··· Dataset excerpt ···

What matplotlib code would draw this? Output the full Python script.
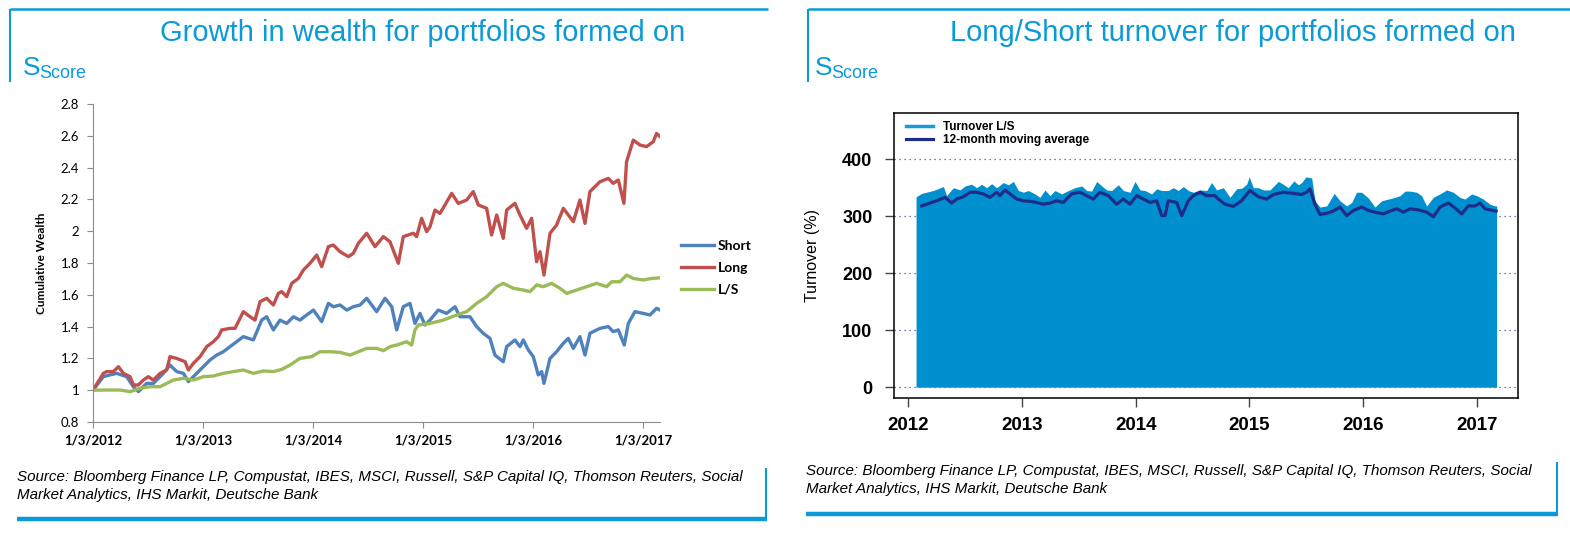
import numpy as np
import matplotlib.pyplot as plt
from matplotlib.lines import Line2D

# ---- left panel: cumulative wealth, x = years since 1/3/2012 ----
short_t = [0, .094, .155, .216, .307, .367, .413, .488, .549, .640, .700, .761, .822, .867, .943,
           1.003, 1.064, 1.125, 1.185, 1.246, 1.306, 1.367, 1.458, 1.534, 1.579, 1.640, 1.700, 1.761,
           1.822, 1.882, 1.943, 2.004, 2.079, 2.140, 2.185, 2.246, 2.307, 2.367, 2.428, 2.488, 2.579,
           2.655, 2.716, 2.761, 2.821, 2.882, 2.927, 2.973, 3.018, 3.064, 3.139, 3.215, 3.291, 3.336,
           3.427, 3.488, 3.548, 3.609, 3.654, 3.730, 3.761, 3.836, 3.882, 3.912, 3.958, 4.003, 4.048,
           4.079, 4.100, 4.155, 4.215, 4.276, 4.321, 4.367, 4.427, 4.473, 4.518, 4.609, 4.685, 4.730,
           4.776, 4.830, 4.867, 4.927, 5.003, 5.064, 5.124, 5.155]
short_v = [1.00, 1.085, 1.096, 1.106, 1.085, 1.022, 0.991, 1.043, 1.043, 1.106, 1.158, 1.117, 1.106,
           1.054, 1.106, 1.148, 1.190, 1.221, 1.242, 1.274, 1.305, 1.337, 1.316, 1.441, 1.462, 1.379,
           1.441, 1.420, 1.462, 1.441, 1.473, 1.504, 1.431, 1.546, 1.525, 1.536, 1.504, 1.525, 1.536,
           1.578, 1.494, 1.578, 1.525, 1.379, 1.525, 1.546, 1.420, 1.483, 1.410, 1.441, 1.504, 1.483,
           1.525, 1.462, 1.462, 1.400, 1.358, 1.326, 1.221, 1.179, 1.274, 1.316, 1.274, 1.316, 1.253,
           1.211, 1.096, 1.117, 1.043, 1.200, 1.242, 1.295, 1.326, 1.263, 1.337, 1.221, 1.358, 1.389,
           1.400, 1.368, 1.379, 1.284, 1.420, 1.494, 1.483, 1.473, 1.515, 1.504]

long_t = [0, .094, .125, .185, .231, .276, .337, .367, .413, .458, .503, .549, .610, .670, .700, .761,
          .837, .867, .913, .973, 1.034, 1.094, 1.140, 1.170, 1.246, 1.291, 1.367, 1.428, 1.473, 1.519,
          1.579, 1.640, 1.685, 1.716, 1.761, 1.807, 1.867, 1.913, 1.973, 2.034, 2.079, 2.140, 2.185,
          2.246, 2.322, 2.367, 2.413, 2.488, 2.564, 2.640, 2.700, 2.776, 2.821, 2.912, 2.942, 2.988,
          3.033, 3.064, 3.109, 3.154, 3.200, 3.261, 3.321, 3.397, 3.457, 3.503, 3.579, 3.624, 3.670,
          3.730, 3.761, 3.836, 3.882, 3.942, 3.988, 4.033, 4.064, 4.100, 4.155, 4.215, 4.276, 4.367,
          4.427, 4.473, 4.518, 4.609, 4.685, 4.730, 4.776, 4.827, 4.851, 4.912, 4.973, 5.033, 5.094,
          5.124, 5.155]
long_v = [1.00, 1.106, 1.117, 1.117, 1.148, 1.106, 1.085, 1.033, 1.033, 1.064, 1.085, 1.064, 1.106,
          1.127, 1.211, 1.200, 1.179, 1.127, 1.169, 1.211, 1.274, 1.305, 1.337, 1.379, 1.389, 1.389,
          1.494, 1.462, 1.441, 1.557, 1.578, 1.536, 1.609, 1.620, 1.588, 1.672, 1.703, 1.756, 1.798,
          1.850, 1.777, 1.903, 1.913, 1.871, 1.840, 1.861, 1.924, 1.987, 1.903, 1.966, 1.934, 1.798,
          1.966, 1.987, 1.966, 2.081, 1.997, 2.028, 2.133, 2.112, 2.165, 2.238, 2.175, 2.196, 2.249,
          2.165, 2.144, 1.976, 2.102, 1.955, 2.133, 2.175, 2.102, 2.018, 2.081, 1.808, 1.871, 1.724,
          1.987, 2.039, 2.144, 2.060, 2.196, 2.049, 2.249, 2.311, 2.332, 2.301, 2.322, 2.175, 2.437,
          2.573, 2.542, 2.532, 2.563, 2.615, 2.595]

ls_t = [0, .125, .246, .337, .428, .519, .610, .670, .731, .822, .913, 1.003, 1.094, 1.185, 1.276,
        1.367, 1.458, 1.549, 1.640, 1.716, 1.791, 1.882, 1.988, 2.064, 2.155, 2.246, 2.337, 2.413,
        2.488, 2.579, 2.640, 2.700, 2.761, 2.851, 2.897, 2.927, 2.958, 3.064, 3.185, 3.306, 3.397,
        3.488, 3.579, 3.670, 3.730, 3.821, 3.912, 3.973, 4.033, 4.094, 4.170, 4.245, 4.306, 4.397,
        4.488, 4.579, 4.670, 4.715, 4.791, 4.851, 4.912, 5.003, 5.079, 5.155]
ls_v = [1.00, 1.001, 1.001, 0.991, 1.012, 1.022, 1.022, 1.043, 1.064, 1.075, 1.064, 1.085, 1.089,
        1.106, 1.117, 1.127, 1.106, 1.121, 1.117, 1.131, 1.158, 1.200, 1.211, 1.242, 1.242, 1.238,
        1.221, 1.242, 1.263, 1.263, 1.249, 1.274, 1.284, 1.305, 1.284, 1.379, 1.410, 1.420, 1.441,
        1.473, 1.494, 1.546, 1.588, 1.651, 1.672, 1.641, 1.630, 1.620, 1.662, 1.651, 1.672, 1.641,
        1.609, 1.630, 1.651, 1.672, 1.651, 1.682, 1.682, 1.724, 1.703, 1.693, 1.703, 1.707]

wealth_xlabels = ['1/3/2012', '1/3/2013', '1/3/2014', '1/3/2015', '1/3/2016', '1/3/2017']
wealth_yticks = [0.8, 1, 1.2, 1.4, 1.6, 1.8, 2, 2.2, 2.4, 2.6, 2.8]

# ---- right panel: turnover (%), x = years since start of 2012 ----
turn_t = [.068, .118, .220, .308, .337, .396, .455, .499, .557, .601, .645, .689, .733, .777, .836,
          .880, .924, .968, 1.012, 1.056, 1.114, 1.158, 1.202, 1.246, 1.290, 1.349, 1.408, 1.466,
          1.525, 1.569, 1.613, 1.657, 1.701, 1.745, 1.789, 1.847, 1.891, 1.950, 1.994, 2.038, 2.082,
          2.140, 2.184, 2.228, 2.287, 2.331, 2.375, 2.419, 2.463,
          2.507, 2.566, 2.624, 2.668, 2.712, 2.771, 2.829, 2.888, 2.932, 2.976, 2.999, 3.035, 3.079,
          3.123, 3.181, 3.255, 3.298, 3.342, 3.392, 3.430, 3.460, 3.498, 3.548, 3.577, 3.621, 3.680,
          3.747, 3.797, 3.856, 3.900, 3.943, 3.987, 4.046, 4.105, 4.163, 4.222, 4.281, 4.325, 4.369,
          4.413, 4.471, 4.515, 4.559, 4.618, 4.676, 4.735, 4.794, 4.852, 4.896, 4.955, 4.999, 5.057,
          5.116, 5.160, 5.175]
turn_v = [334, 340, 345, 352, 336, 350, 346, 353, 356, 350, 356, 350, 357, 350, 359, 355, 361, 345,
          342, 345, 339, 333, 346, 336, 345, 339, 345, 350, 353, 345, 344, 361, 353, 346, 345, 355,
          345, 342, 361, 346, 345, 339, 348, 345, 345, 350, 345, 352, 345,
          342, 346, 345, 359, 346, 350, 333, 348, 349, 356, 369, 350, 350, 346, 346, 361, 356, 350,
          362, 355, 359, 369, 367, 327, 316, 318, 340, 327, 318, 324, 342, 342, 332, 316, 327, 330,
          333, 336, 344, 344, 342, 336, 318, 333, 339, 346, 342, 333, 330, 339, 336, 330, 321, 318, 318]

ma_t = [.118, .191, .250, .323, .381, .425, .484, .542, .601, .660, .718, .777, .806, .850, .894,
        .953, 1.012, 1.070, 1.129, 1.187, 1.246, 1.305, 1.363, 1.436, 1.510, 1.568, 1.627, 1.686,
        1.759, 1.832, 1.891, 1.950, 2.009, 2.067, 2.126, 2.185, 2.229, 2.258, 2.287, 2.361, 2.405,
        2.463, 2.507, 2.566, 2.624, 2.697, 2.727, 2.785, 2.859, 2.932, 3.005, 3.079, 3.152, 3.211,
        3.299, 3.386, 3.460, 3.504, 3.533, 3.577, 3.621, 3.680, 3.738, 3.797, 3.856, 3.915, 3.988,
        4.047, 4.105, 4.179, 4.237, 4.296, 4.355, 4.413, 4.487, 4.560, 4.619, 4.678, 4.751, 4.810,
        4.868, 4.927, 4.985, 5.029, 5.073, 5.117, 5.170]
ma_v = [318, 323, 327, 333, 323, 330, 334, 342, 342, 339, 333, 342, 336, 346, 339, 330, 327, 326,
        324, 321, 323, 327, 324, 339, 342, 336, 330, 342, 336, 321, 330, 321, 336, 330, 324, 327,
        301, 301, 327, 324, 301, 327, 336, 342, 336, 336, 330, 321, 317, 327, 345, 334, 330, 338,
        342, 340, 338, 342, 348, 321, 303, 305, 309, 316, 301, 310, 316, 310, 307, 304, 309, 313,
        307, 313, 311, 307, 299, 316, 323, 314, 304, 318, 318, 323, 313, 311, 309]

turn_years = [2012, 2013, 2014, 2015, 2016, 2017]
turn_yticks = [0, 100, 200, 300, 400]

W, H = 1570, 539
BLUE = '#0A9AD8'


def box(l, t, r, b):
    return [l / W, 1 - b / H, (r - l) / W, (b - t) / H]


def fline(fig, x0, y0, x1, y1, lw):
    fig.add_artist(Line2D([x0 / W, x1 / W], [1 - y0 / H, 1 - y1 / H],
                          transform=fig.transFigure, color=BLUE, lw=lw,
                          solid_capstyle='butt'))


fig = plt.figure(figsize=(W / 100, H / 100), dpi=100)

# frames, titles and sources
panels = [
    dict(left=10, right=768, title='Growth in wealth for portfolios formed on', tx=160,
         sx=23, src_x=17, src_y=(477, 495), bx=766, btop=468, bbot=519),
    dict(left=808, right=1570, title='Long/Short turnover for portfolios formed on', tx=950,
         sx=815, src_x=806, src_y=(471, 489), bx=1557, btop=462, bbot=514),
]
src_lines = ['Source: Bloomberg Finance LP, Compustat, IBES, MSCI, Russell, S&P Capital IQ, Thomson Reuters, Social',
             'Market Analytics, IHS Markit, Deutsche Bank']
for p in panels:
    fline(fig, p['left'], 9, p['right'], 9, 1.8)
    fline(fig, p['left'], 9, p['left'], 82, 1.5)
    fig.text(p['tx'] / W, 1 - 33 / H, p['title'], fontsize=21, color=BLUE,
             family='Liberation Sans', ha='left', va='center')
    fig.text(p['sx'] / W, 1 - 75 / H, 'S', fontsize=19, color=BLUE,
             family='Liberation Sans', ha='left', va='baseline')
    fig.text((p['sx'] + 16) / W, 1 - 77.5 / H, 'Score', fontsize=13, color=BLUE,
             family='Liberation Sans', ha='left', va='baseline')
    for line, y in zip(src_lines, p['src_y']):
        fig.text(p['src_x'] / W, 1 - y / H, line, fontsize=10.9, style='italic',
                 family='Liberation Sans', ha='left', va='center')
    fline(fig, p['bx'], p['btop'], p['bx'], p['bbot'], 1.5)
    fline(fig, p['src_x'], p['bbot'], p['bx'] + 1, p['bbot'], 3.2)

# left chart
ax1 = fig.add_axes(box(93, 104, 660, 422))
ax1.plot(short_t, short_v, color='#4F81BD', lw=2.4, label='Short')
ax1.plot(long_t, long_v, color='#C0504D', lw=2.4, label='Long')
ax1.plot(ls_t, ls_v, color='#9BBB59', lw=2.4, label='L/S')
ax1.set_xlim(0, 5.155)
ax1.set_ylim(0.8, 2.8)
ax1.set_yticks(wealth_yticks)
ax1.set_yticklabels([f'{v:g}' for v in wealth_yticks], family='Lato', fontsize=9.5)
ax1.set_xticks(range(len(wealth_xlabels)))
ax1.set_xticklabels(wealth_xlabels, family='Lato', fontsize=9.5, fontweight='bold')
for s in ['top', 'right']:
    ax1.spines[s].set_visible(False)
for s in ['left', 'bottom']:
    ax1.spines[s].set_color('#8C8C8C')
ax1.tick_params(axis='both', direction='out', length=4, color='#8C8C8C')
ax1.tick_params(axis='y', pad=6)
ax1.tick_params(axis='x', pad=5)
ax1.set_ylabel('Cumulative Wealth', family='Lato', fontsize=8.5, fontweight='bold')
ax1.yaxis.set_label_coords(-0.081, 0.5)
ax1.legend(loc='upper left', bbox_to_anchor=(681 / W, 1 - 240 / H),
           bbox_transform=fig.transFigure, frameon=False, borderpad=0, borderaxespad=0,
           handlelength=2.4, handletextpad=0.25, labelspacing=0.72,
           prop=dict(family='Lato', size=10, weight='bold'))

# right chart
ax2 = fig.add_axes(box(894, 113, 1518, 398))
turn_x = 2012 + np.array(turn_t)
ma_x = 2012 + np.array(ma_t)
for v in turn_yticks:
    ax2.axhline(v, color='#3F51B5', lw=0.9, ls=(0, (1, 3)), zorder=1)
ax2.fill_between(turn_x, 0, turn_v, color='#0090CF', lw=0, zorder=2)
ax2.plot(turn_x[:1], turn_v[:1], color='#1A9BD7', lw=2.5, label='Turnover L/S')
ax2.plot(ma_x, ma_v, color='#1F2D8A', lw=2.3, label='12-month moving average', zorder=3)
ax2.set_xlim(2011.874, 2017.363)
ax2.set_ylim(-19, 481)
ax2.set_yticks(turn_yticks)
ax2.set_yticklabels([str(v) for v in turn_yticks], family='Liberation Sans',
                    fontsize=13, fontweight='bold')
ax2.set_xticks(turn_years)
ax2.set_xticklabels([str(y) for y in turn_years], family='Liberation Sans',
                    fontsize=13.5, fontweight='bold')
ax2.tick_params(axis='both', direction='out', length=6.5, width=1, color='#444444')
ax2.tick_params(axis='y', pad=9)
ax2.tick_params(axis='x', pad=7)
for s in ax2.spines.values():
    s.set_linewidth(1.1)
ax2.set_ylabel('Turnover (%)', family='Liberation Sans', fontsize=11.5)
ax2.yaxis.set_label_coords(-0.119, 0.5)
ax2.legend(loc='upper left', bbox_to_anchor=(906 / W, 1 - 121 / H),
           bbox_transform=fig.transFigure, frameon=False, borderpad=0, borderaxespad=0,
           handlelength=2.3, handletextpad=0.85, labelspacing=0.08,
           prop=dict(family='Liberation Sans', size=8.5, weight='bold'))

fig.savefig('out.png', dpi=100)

···

• **Goal of the exercise**: Extract, word for word, each line from the top of the data down to and including the line with "from matplotlib.lines import Line2D"; skip the pictures.

• **Exercise solution**:
What matplotlib code would draw this? Output the full Python script.
import numpy as np
import matplotlib.pyplot as plt
from matplotlib.lines import Line2D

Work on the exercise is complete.